_Task goal_. The material below should be written out in full and exactly; pictures stay out of the copy.

_Data extract_.
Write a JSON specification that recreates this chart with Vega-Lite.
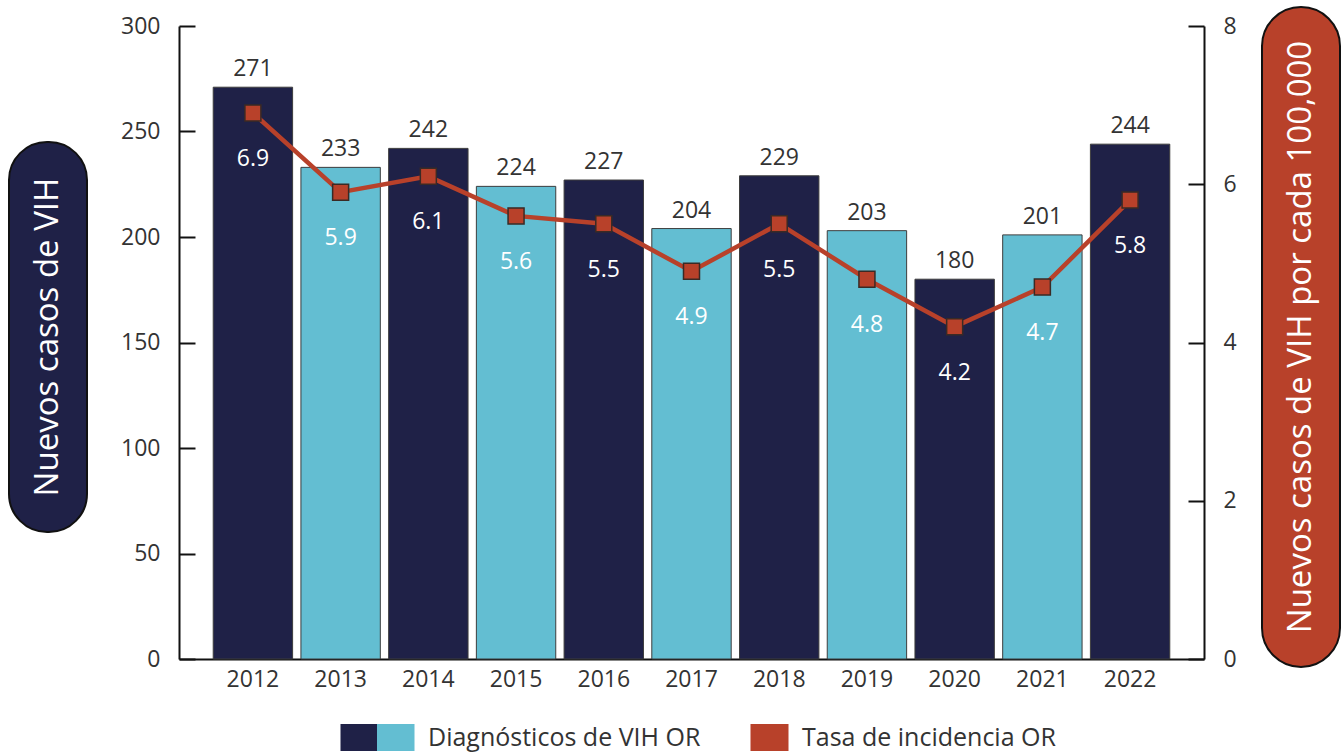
{
  "$schema": "https://vega.github.io/schema/vega-lite/v6.json",
  "padding": {"left": 8, "top": 6, "right": 3, "bottom": 0},
  "bounds": "flush",
  "spacing": 0,
  "config": {"view": {"stroke": null}, "font": "Open Sans"},
  "hconcat": [
    {
      "width": 170,
      "height": 633,
      "data": {"values": [{"titulo": "Nuevos casos de VIH"}]},
      "layer": [
        {
          "mark": {"type": "rect", "cornerRadius": 38, "fill": "#1f2147", "stroke": "#111111", "strokeWidth": 2},
          "encoding": {
            "x": {"datum": 0, "type": "quantitative", "scale": {"domain": [0, 1], "nice": false, "zero": false}, "axis": null},
            "x2": {"datum": 0.4588},
            "y": {"datum": 0.2006, "type": "quantitative", "scale": {"domain": [0, 1], "nice": false, "zero": false}, "axis": null},
            "y2": {"datum": 0.8167}
          }
        },
        {
          "mark": {"type": "text", "angle": 270, "color": "#ffffff", "fontSize": 33, "align": "center", "baseline": "middle"},
          "encoding": {
            "text": {"field": "titulo"},
            "x": {"datum": 0.2294, "type": "quantitative"},
            "y": {"datum": 0.5087, "type": "quantitative"}
          }
        }
      ]
    },
    {
      "width": 1025,
      "height": 633,
      "data": {"values": [
        {"year": 2012, "cases": 271, "rate": 6.9},
        {"year": 2013, "cases": 233, "rate": 5.9},
        {"year": 2014, "cases": 242, "rate": 6.1},
        {"year": 2015, "cases": 224, "rate": 5.6},
        {"year": 2016, "cases": 227, "rate": 5.5},
        {"year": 2017, "cases": 204, "rate": 4.9},
        {"year": 2018, "cases": 229, "rate": 5.5},
        {"year": 2019, "cases": 203, "rate": 4.8},
        {"year": 2020, "cases": 180, "rate": 4.2},
        {"year": 2021, "cases": 201, "rate": 4.7},
        {"year": 2022, "cases": 244, "rate": 5.8}
      ]},
      "encoding": {
        "x": {
          "field": "year", "type": "ordinal",
          "scale": {"paddingInner": 0.095, "paddingOuter": 0.39},
          "axis": {"title": null, "ticks": false, "labelAngle": 0, "labelFontSize": 23, "labelColor": "#333333", "labelPadding": 9, "domainColor": "#111111", "domainWidth": 2}
        }
      },
      "layer": [
        {
          "layer": [
            {
              "mark": {"type": "bar", "stroke": "#3d3d3d", "strokeWidth": 1},
              "encoding": {
                "y": {
                  "field": "cases", "type": "quantitative",
                  "scale": {"domain": [0, 300], "nice": false},
                  "axis": {"orient": "left", "title": null, "grid": false, "values": [0, 50, 100, 150, 200, 250, 300], "tickSize": -16, "tickWidth": 2, "tickColor": "#111111", "domainColor": "#111111", "domainWidth": 2, "labelFontSize": 23, "labelColor": "#333333", "labelPadding": 35}
                },
                "fill": {"condition": {"test": "datum.year % 2 === 1", "value": "#63bed2"}, "value": "#1f2147"}
              }
            },
            {
              "mark": {"type": "text", "fontSize": 23, "color": "#333333", "baseline": "alphabetic", "align": "center", "dy": -11},
              "encoding": {
                "y": {"field": "cases", "type": "quantitative"},
                "text": {"field": "cases", "type": "quantitative"}
              }
            }
          ]
        },
        {
          "layer": [
            {
              "mark": {"type": "line", "strokeWidth": 4.5, "color": "#b8412a"},
              "encoding": {
                "y": {
                  "field": "rate", "type": "quantitative",
                  "scale": {"domain": [0, 8], "nice": false},
                  "axis": {"orient": "right", "title": null, "grid": false, "values": [0, 2, 4, 6, 8], "format": ".0f", "tickSize": -16, "tickWidth": 2, "tickColor": "#111111", "domainColor": "#111111", "domainWidth": 2, "labelFontSize": 23, "labelColor": "#333333", "labelPadding": 35}
                }
              }
            },
            {
              "mark": {"type": "point", "shape": "square", "size": 256, "filled": true, "opacity": 1, "color": "#b8412a", "stroke": "#3a2a25", "strokeWidth": 1.5},
              "encoding": {
                "y": {"field": "rate", "type": "quantitative"}
              }
            },
            {
              "mark": {"type": "point", "filled": true, "opacity": 0, "stroke": "#222222", "strokeWidth": 1},
              "encoding": {
                "y": {"field": "rate", "type": "quantitative"},
                "color": {
                  "datum": "Tasa de incidencia OR", "type": "nominal",
                  "scale": {
                    "domain": ["Diagnósticos de VIH OR", "Tasa de incidencia OR"],
                    "range": [
                      {"expr": "{gradient: 'linear', x1: 0, y1: 0, x2: 1, y2: 0, stops: [{offset: 0, color: '#1f2147'}, {offset: 0.5, color: '#1f2147'}, {offset: 0.5, color: '#63bed2'}, {offset: 1, color: '#63bed2'}]}"},
                      "#b8412a"
                    ]
                  },
                  "legend": {
                    "orient": "none", "legendX": 366, "legendY": 691, "direction": "horizontal", "title": null,
                    "labelFontSize": 25, "labelColor": "#333333", "labelOffset": 12, "labelLimit": 0,
                    "columnPadding": 47, "symbolSize": 1600, "padding": 0,
                    "symbolOpacity": 1, "symbolStrokeColor": "#222222", "symbolStrokeWidth": 1
                  }
                },
                "shape": {
                  "datum": "Tasa de incidencia OR", "type": "nominal",
                  "scale": {
                    "domain": ["Diagnósticos de VIH OR", "Tasa de incidencia OR"],
                    "range": ["M-2.75,-0.675H0.95V0.675H-2.75Z", "M-0.95,-0.675H0.95V0.675H-0.95Z"]
                  },
                  "legend": {
                    "orient": "none", "legendX": 366, "legendY": 691, "direction": "horizontal", "title": null,
                    "labelFontSize": 25, "labelColor": "#333333", "labelOffset": 12, "labelLimit": 0,
                    "columnPadding": 47, "symbolSize": 1600, "padding": 0,
                    "symbolOpacity": 1, "symbolStrokeColor": "#222222", "symbolStrokeWidth": 1
                  }
                }
              }
            },
            {
              "mark": {"type": "text", "fontSize": 23, "color": "#ffffff", "baseline": "alphabetic", "align": "center", "dy": 53},
              "encoding": {
                "y": {"field": "rate", "type": "quantitative"},
                "text": {"field": "rate", "type": "quantitative", "format": ".1f"}
              }
            }
          ]
        }
      ],
      "resolve": {"scale": {"y": "independent"}}
    },
    {
      "width": 136,
      "height": 633,
      "data": {"values": [{"titulo": "Nuevos casos de VIH por cada 100,000"}]},
      "layer": [
        {
          "mark": {"type": "rect", "cornerRadius": 39, "fill": "#b8412a", "stroke": "#111111", "strokeWidth": 2},
          "encoding": {
            "x": {"datum": 0.4265, "type": "quantitative", "scale": {"domain": [0, 1], "nice": false, "zero": false}, "axis": null},
            "x2": {"datum": 1},
            "y": {"datum": -0.0126, "type": "quantitative", "scale": {"domain": [0, 1], "nice": false, "zero": false}, "axis": null},
            "y2": {"datum": 1.03}
          }
        },
        {
          "mark": {"type": "text", "angle": 270, "color": "#ffffff", "fontSize": 33, "align": "center", "baseline": "middle"},
          "encoding": {
            "text": {"field": "titulo"},
            "x": {"datum": 0.713, "type": "quantitative"},
            "y": {"datum": 0.5087, "type": "quantitative"}
          }
        }
      ]
    }
  ]
}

_Written solution_.
Write a JSON specification that recreates this chart with Vega-Lite.
{
  "$schema": "https://vega.github.io/schema/vega-lite/v6.json",
  "padding": {"left": 8, "top": 6, "right": 3, "bottom": 0},
  "bounds": "flush",
  "spacing": 0,
  "config": {"view": {"stroke": null}, "font": "Open Sans"},
  "hconcat": [
    {
      "width": 170,
      "height": 633,
      "data": {"values": [{"titulo": "Nuevos casos de VIH"}]},
      "layer": [
        {
          "mark": {"type": "rect", "cornerRadius": 38, "fill": "#1f2147", "stroke": "#111111", "strokeWidth": 2},
          "encoding": {
            "x": {"datum": 0, "type": "quantitative", "scale": {"domain": [0, 1], "nice": false, "zero": false}, "axis": null},
            "x2": {"datum": 0.4588},
            "y": {"datum": 0.2006, "type": "quantitative", "scale": {"domain": [0, 1], "nice": false, "zero": false}, "axis": null},
            "y2": {"datum": 0.8167}
          }
        },
        {
          "mark": {"type": "text", "angle": 270, "color": "#ffffff", "fontSize": 33, "align": "center", "baseline": "middle"},
          "encoding": {
            "text": {"field": "titulo"},
            "x": {"datum": 0.2294, "type": "quantitative"},
            "y": {"datum": 0.5087, "type": "quantitative"}
          }
        }
      ]
    },
    {
      "width": 1025,
      "height": 633,
      "data": {"values": [
        {"year": 2012, "cases": 271, "rate": 6.9},
        {"year": 2013, "cases": 233, "rate": 5.9},
        {"year": 2014, "cases": 242, "rate": 6.1},
        {"year": 2015, "cases": 224, "rate": 5.6},
        {"year": 2016, "cases": 227, "rate": 5.5},
        {"year": 2017, "cases": 204, "rate": 4.9},
        {"year": 2018, "cases": 229, "rate": 5.5},
        {"year": 2019, "cases": 203, "rate": 4.8},
        {"year": 2020, "cases": 180, "rate": 4.2},
        {"year": 2021, "cases": 201, "rate": 4.7},
        {"year": 2022, "cases": 244, "rate": 5.8}
      ]},
      "encoding": {
        "x": {
          "field": "year", "type": "ordinal",
          "scale": {"paddingInner": 0.095, "paddingOuter": 0.39},
          "axis": {"title": null, "ticks": false, "labelAngle": 0, "labelFontSize": 23, "labelColor": "#333333", "labelPadding": 9, "domainColor": "#111111", "domainWidth": 2}
        }
      },
      "layer": [
        {
          "layer": [
            {
              "mark": {"type": "bar", "stroke": "#3d3d3d", "strokeWidth": 1},
              "encoding": {
                "y": {
                  "field": "cases", "type": "quantitative",
                  "scale": {"domain": [0, 300], "nice": false},
                  "axis": {"orient": "left", "title": null, "grid": false, "values": [0, 50, 100, 150, 200, 250, 300], "tickSize": -16, "tickWidth": 2, "tickColor": "#111111", "domainColor": "#111111", "domainWidth": 2, "labelFontSize": 23, "labelColor": "#333333", "labelPadding": 35}
                },
                "fill": {"condition": {"test": "datum.year % 2 === 1", "value": "#63bed2"}, "value": "#1f2147"}
              }
            },
            {
              "mark": {"type": "text", "fontSize": 23, "color": "#333333", "baseline": "alphabetic", "align": "center", "dy": -11},
              "encoding": {
                "y": {"field": "cases", "type": "quantitative"},
                "text": {"field": "cases", "type": "quantitative"}
              }
            }
          ]
        },
        {
          "layer": [
            {
              "mark": {"type": "line", "strokeWidth": 4.5, "color": "#b8412a"},
              "encoding": {
                "y": {
                  "field": "rate", "type": "quantitative",
                  "scale": {"domain": [0, 8], "nice": false},
                  "axis": {"orient": "right", "title": null, "grid": false, "values": [0, 2, 4, 6, 8], "format": ".0f", "tickSize": -16, "tickWidth": 2, "tickColor": "#111111", "domainColor": "#111111", "domainWidth": 2, "labelFontSize": 23, "labelColor": "#333333", "labelPadding": 35}
                }
              }
            },
            {
              "mark": {"type": "point", "shape": "square", "size": 256, "filled": true, "opacity": 1, "color": "#b8412a", "stroke": "#3a2a25", "strokeWidth": 1.5},
              "encoding": {
                "y": {"field": "rate", "type": "quantitative"}
              }
            },
            {
              "mark": {"type": "point", "filled": true, "opacity": 0, "stroke": "#222222", "strokeWidth": 1},
              "encoding": {
                "y": {"field": "rate", "type": "quantitative"},
                "color": {
                  "datum": "Tasa de incidencia OR", "type": "nominal",
                  "scale": {
                    "domain": ["Diagnósticos de VIH OR", "Tasa de incidencia OR"],
                    "range": [
                      {"expr": "{gradient: 'linear', x1: 0, y1: 0, x2: 1, y2: 0, stops: [{offset: 0, color: '#1f2147'}, {offset: 0.5, color: '#1f2147'}, {offset: 0.5, color: '#63bed2'}, {offset: 1, color: '#63bed2'}]}"},
                      "#b8412a"
                    ]
                  },
                  "legend": {
                    "orient": "none", "legendX": 366, "legendY": 691, "direction": "horizontal", "title": null,
                    "labelFontSize": 25, "labelColor": "#333333", "labelOffset": 12, "labelLimit": 0,
                    "columnPadding": 47, "symbolSize": 1600, "padding": 0,
                    "symbolOpacity": 1, "symbolStrokeColor": "#222222", "symbolStrokeWidth": 1
                  }
                },
                "shape": {
                  "datum": "Tasa de incidencia OR", "type": "nominal",
                  "scale": {
                    "domain": ["Diagnósticos de VIH OR", "Tasa de incidencia OR"],
                    "range": ["M-2.75,-0.675H0.95V0.675H-2.75Z", "M-0.95,-0.675H0.95V0.675H-0.95Z"]
                  },
                  "legend": {
                    "orient": "none", "legendX": 366, "legendY": 691, "direction": "horizontal", "title": null,
                    "labelFontSize": 25, "labelColor": "#333333", "labelOffset": 12, "labelLimit": 0,
                    "columnPadding": 47, "symbolSize": 1600, "padding": 0,
                    "symbolOpacity": 1, "symbolStrokeColor": "#222222", "symbolStrokeWidth": 1
                  }
                }
              }
            },
            {
              "mark": {"type": "text", "fontSize": 23, "color": "#ffffff", "baseline": "alphabetic", "align": "center", "dy": 53},
              "encoding": {
                "y": {"field": "rate", "type": "quantitative"},
                "text": {"field": "rate", "type": "quantitative", "format": ".1f"}
              }
            }
          ]
        }
      ],
      "resolve": {"scale": {"y": "independent"}}
    },
    {
      "width": 136,
      "height": 633,
      "data": {"values": [{"titulo": "Nuevos casos de VIH por cada 100,000"}]},
      "layer": [
        {
          "mark": {"type": "rect", "cornerRadius": 39, "fill": "#b8412a", "stroke": "#111111", "strokeWidth": 2},
          "encoding": {
            "x": {"datum": 0.4265, "type": "quantitative", "scale": {"domain": [0, 1], "nice": false, "zero": false}, "axis": null},
            "x2": {"datum": 1},
            "y": {"datum": -0.0126, "type": "quantitative", "scale": {"domain": [0, 1], "nice": false, "zero": false}, "axis": null},
            "y2": {"datum": 1.03}
          }
        },
        {
          "mark": {"type": "text", "angle": 270, "color": "#ffffff", "fontSize": 33, "align": "center", "baseline": "middle"},
          "encoding": {
            "text": {"field": "titulo"},
            "x": {"datum": 0.713, "type": "quantitative"},
            "y": {"datum": 0.5087, "type": "quantitative"}
          }
        }
      ]
    }
  ]
}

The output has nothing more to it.